To fully appreciate the glamour and drama that is Hollywood, one must understand the connection between the different facets of the film industry that are the driving force behind the silver screen. I was lucky enough to learn about one of these facets from my dad. As a screenwriter, my dad gave me a front-row seat to the drama of the writer’s strike and a lifetime of watching him write countless scripts and make his way to various studios. While watching my dad and his work, I learned how interconnected each team within the industry is. The writers don’t just hand in a script and leave, they stay with the producers and directors to make sure their writing comes to life.
One underrated partnership in the film industry is the collaboration between screenwriters and costume designers. Clothing plays an intricate role in addressing the character or who they pretend to be. Clothing describes the character’s emotions without using words. Thus, the writers work tirelessly with costume designers to ensure their words are correctly translated into fabric. And I see this collaboration through my dad’s work. For example, my dad described to me a character he wrote who is on her rise to power. She shifts from a nobody, to someone very powerful on screen. To signify this shift, my dad explained how he worked with costume designers. She changes from a silver to gold dress to symbolize the power shift written into her story line. Without the work of these two forces behind the screen, the faces we see when we think of our favorite tv show or movie would be just as invisible.
In addition to exploring the connection between the invisible faces behind Hollywood, one cannot understand the film industry without understanding the writers strike that occurred this past summer. The writer’s strike began in May of 2023 when the contract between the WGA, the guild representing screen and television writers, and the AMPTP, the group representing the major studios and streamers who employ those writers, could not agree on a new three-year contract. Writers felt the issues they faced were ‘existential’ because they threatened the guild's survival and the occupation itself. These included artificial intelligence and its rapidly expanding ability to generate a screenplay based on prior writing, the ability to profit off a successful streaming show that had not been negotiated in prior contracts, the length of employment to develop a streaming show, and the number of writers hired to write those shows. This was an arduous fight that made the invisible, visible.
And the strike of 2023 wasn’t the first. While many know the golden era in Hollywood for its glamour and the faces on the silver screen, without the work of the writers, there would be no golden age - only a silent era.

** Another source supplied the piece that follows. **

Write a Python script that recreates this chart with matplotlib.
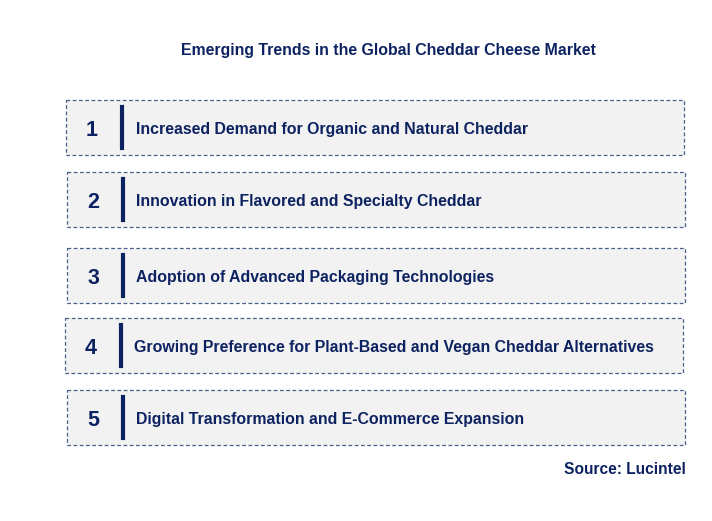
import matplotlib
matplotlib.use("Agg")
import matplotlib.pyplot as plt
from matplotlib.patches import Rectangle

title = "Emerging Trends in the Global Cheddar Cheese Market"
numbers = ["1", "2", "3", "4", "5"]
trends = [
    "Increased Demand for Organic and Natural Cheddar",
    "Innovation in Flavored and Specialty Cheddar",
    "Adoption of Advanced Packaging Technologies",
    "Growing Preference for Plant-Based and Vegan Cheddar Alternatives",
    "Digital Transformation and E-Commerce Expansion",
]
source = "Source: Lucintel"

box_x = [66, 67, 67, 65, 67]
box_y = [100, 172, 248, 318, 390]
box_w = 618
box_h = 55
navy = "#0d2260"

fig = plt.figure(figsize=(7.12, 5.21), dpi=100)
ax = fig.add_axes([0, 0, 1, 1])
ax.set_xlim(0, 712)
ax.set_ylim(521, 0)
ax.axis("off")

ax.text(388, 50, title, ha="center", va="center", fontsize=11.45, fontweight="bold",
        color=navy, family="Liberation Sans")
for i, (n, t) in enumerate(zip(numbers, trends)):
    x, y = box_x[i], box_y[i]
    ax.add_patch(Rectangle((x, y), box_w, box_h, facecolor="#f2f2f2",
                           edgecolor="#4a5f8a", linestyle=(0, (3, 2)), linewidth=0.9))
    cy = y + box_h / 2
    ax.text(x + 26, cy + 3, n, ha="center", va="center", fontsize=15.5, fontweight="bold",
            color=navy, family="Liberation Sans")
    ax.plot([x + 56, x + 56], [y + 7, y + box_h - 7], color=navy, linewidth=3)
    ax.text(x + 69.5, cy + 2, t, ha="left", va="center", fontsize=11.4, fontweight="bold",
            color=navy, family="Liberation Sans")
ax.text(686, 469, source, ha="right", va="center", fontsize=11.2, fontweight="bold",
        color=navy, family="Liberation Sans")
fig.savefig("out.png", dpi=100)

In 1952, The Screen Writers Guild joined the Authors League of America to demand residuals and secure ownership over their work. The unions went on strike for 14 weeks to attain rights over their work when Hollywood’s landscape evolved to include sequels and reruns. This was where the two unions made history by establishing residuals for writers previously overlooked in the film industry. The next strike was in 1960 when the union fought for better healthcare plans and job benefits. This strike established a writers’ pension fund and allowed the industries to agree on an industry healthcare system. These two strikes took place at a time when Hollywood was at a post-film high. Actors were making names for themselves, and many classics were being produced at an exponentially fast rate.
Whether or not we think to remember the people behind the screen, it is important to understand the influence that the various facets of the film industry have had on the way we perceive what we view on the silver screen. From collaborations between costume designers and screenwriters, to the union’s fight during the golden age, it is clear that the entertainment we tirelessly binge is nothing without the invisible faces of Hollywood.